Indoor CO2 buffering potential of clay-based building materials

Abstract

To mitigate the anthropogenic greenhouse gas emissions from the operational energy consumption in buildings, increasingly high-performance envelopes are developed. A reduction in indoor air renewal is observed that leads to a higher pollutant concentration in the built environment. Particular attention was given to CO2, an anthropogenic gas that has consequences on the Indoor Air Quality (IAQ) and the health of occupants. Developing a passive regulation system appears to be a promising solution for improving IAQ and reducing the energy consumption of ventilation systems. For that purpose, earth-based materials present interesting characteristics through the presence of clay minerals and their microstructure. In this context, this paper aims at presenting a novel experimental method to assess the CO2 retention potential of natural earth plasters. The method uses a thermogravimetric device (TGA/DSC) associated with a gas mixer and humid air generator.

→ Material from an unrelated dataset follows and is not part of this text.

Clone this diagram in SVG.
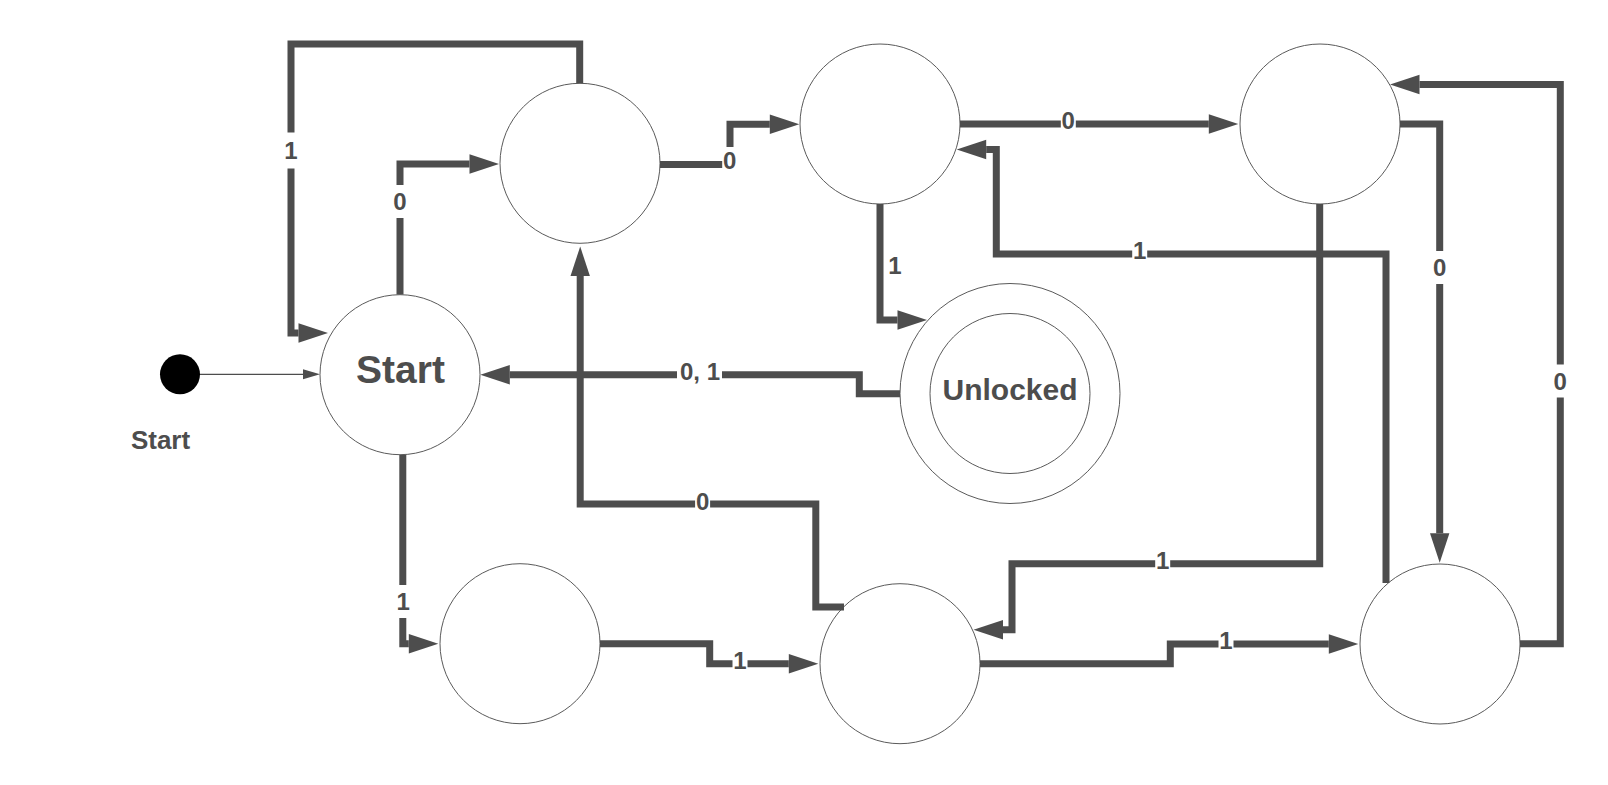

The mass variation resulting from the interaction of the increasing CO2 content could thereby be measured and analysed. Results show the important role of reversibility in the phenomenon: the majority of the captured CO2 being released when the CO2 concentration drops. It also highlights the role of the relative humidity on the retention capacity. As the retention of CO2 is lower when the material is wet, the water molecules may occupy part of the adsorption sites and react themselves with the CO2. This experiment provides the first values and thus evidence of the CO2 retention capacity and passive regulation potential of this material.